A cover story on Robert Lanza in U.S. News and World Report summarized his remarkable life with these words: “[He] is the living embodiment of the character played by Matt Damon in the movie ‘Good Will Hunting.’ Growing up underprivileged in Stoughton, Mass., south of Boston, the young preteen caught the attention of Harvard Medical School researchers when he showed up on the university steps having successfully altered the genetics of chickens in his basement. Over the next decade, he was ‘discovered’ and taken under the wing of scientific giants such as psychologist B.F. Skinner, immunologist Jonas Salk, and heart transplant pioneer Christiaan Barnard. His mentors described him as a ‘genius,’ a ‘renegade thinker,’ even likening him to Einstein.”
The full potential of this renegade genius began to shine through his already formidable scientific achievements as a stem cell researcher with the publication of his article, “A New Theory of the Universe,” in 2007. In that trailblazing essay, Lanza outlined the principles that would anchor Biocentrism, a book that Nyogen Roshi describes as mirroring his experiences in the practice of zazen as closely as anything he has encountered in a modern writer.

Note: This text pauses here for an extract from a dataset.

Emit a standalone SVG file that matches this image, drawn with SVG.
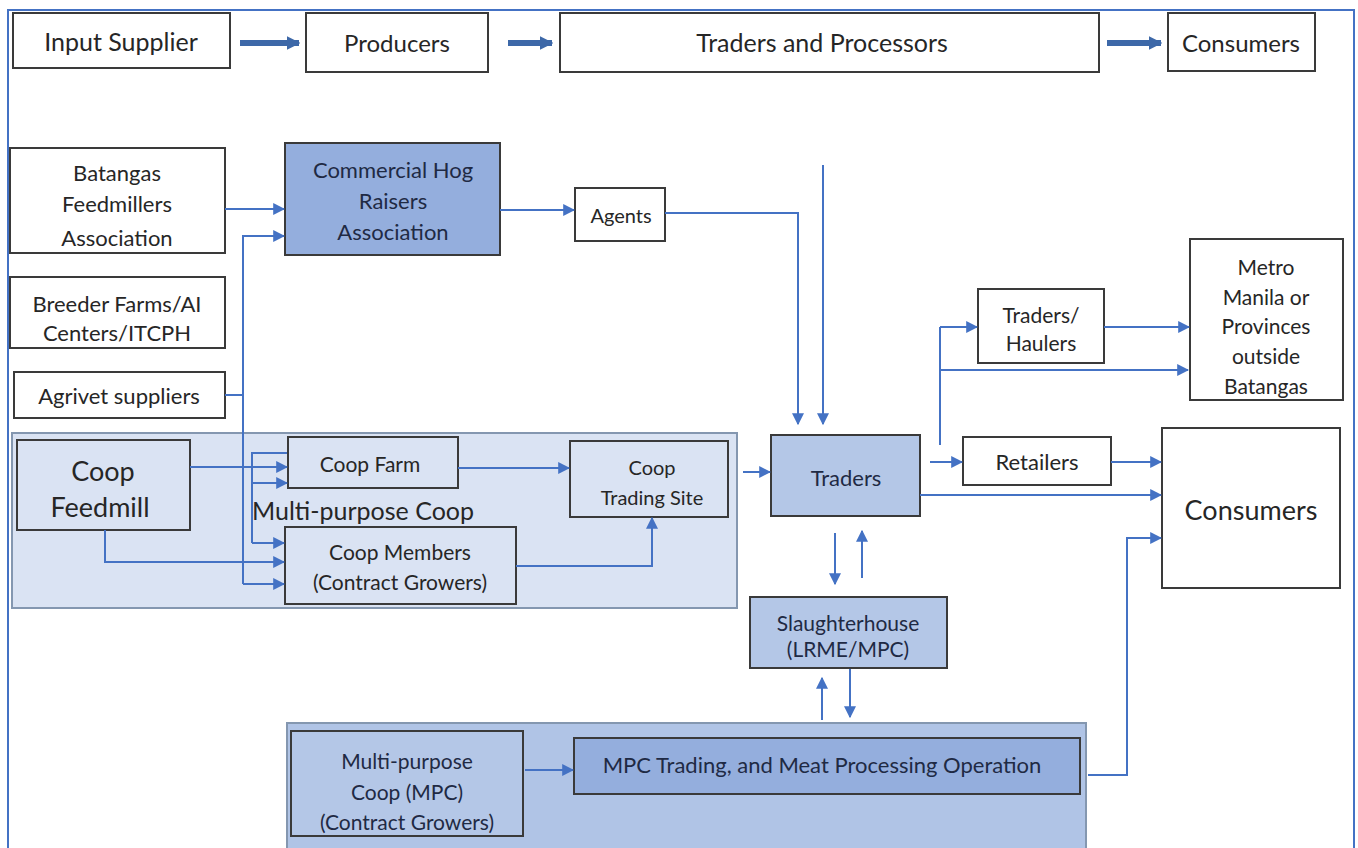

Lanza is in the early stages of a project that aims to regenerate damaged optic nerves from specially designed lines of stem cells—a collaborative undertaking that introduced him to Hazy Moon sangha member Ralph Shikan Levinson, a professor of ophthalmology at UCLA. Through that association Lanza learned of his small but enthusiastic fan base at the Hazy Moon and graciously agreed to respond to some questions about his work.